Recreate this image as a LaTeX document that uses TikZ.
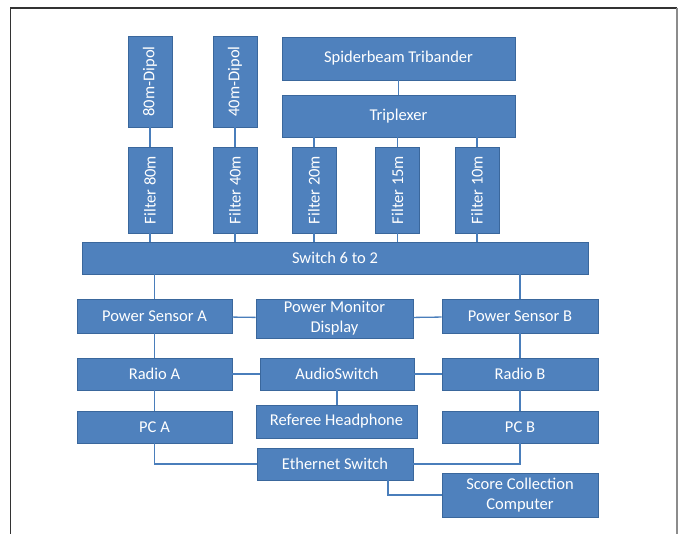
\documentclass[tikz,border=0pt]{standalone}
\usepackage{fontspec}
\setmainfont{Carlito}
\definecolor{boxblue}{HTML}{4F81BD}
\definecolor{boxline}{HTML}{3A679C}
\definecolor{wireblue}{HTML}{4A7EBB}

\begin{document}
\begin{tikzpicture}[x=1pt,y=-1pt,
  blk/.style={draw=boxline,fill=boxblue,text=white,line width=0.8pt,inner sep=0pt,
    align=center,font=\fontsize{16.5}{20}\selectfont},
  vblk/.style={blk,rotate=90,minimum height=44},
  wire/.style={draw=wireblue,line width=1.3pt}]
\useasboundingbox (0,0) rectangle (685,534);
\draw[line width=1.5pt,black!80] (10.5,534) -- (10.5,8) -- (677,8);
\draw[line width=1.8pt,black!45] (677,8) -- (677,534);

\node[vblk,minimum width=91] (dip80) at (150,81.5) {80m-Dipol};
\node[vblk,minimum width=91] (dip40) at (235,81.5) {40m-Dipol};
\node[blk,minimum width=233,minimum height=43] (spider) at (398.5,58.5) {Spiderbeam Tribander};
\node[blk,minimum width=233,minimum height=42] (triplex) at (398.5,116) {Triplexer};

\node[vblk,minimum width=86] (f80) at (150,190) {Filter 80m};
\node[vblk,minimum width=86] (f40) at (235,190) {Filter 40m};
\node[vblk,minimum width=86] (f20) at (314,190) {Filter 20m};
\node[vblk,minimum width=86] (f15) at (397.5,190) {Filter 15m};
\node[vblk,minimum width=86] (f10) at (477,190) {Filter 10m};

\node[blk,minimum width=506,minimum height=32] (switch) at (335,258) {Switch 6 to 2};

\node[blk,minimum width=155,minimum height=34] (psa) at (154.5,316) {Power Sensor A};
\node[blk,minimum width=157,minimum height=39] (pmd) at (334.5,318.5) {Power Monitor\\Display};
\node[blk,minimum width=156,minimum height=34] (psb) at (520,316) {Power Sensor B};

\node[blk,minimum width=155,minimum height=32] (radioa) at (154.5,374) {Radio A};
\node[blk,minimum width=154,minimum height=32] (audio) at (337,374) {AudioSwitch};
\node[blk,minimum width=156,minimum height=32] (radiob) at (520,374) {Radio B};

\node[blk,minimum width=161,minimum height=33] (referee) at (336.5,421.5) {Referee Headphone};
\node[blk,minimum width=155,minimum height=32] (pca) at (154.5,427) {PC A};
\node[blk,minimum width=156,minimum height=32] (pcb) at (520,427) {PC B};

\node[blk,minimum width=156,minimum height=32] (ether) at (335,464) {Ethernet Switch};
\node[blk,minimum width=156,minimum height=44] (score) at (520,495) {Score Collection\\Computer};

\draw[wire] (dip80) -- (f80);
\draw[wire] (dip40) -- (f40);
\draw[wire] (spider) -- (triplex);
\draw[wire] (triplex.south -| f20) -- (f20);
\draw[wire] (triplex.south -| f15) -- (f15);
\draw[wire] (triplex.south -| f10) -- (f10);

\draw[wire] (f80) -- (switch.north -| f80);
\draw[wire] (f40) -- (switch.north -| f40);
\draw[wire] (f20) -- (switch.north -| f20);
\draw[wire] (f15) -- (switch.north -| f15);
\draw[wire] (f10) -- (switch.north -| f10);

\draw[wire] (switch.south -| psa) -- (psa);
\draw[wire] (switch.south -| psb) -- (psb);
\draw[wire] (psa) -- (pmd);
\draw[wire] (pmd) -- (psb);

\draw[wire] (psa) -- (radioa);
\draw[wire] (psb) -- (radiob);
\draw[wire] (radioa) -- (audio);
\draw[wire] (audio) -- (radiob);
\draw[wire] (audio) -- (audio.south |- referee.north);

\draw[wire] (radioa) -- (pca);
\draw[wire] (radiob) -- (pcb);
\draw[wire] (pca.south) |- (ether.west);
\draw[wire] (pcb.south) |- (ether.east);
\draw[wire] ([xshift=53]ether.south) |- (score.west);
\end{tikzpicture}
\end{document}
########################################
Set exercise -
Without the pictures, please reproduce each line of the listing above exactly, from the first one through the line bearing "(677,8) -- (677,534);".

Output of the exercise -
Recreate this image as a LaTeX document that uses TikZ.
\documentclass[tikz,border=0pt]{standalone}
\usepackage{fontspec}
\setmainfont{Carlito}
\definecolor{boxblue}{HTML}{4F81BD}
\definecolor{boxline}{HTML}{3A679C}
\definecolor{wireblue}{HTML}{4A7EBB}

\begin{document}
\begin{tikzpicture}[x=1pt,y=-1pt,
  blk/.style={draw=boxline,fill=boxblue,text=white,line width=0.8pt,inner sep=0pt,
    align=center,font=\fontsize{16.5}{20}\selectfont},
  vblk/.style={blk,rotate=90,minimum height=44},
  wire/.style={draw=wireblue,line width=1.3pt}]
\useasboundingbox (0,0) rectangle (685,534);
\draw[line width=1.5pt,black!80] (10.5,534) -- (10.5,8) -- (677,8);
\draw[line width=1.8pt,black!45] (677,8) -- (677,534);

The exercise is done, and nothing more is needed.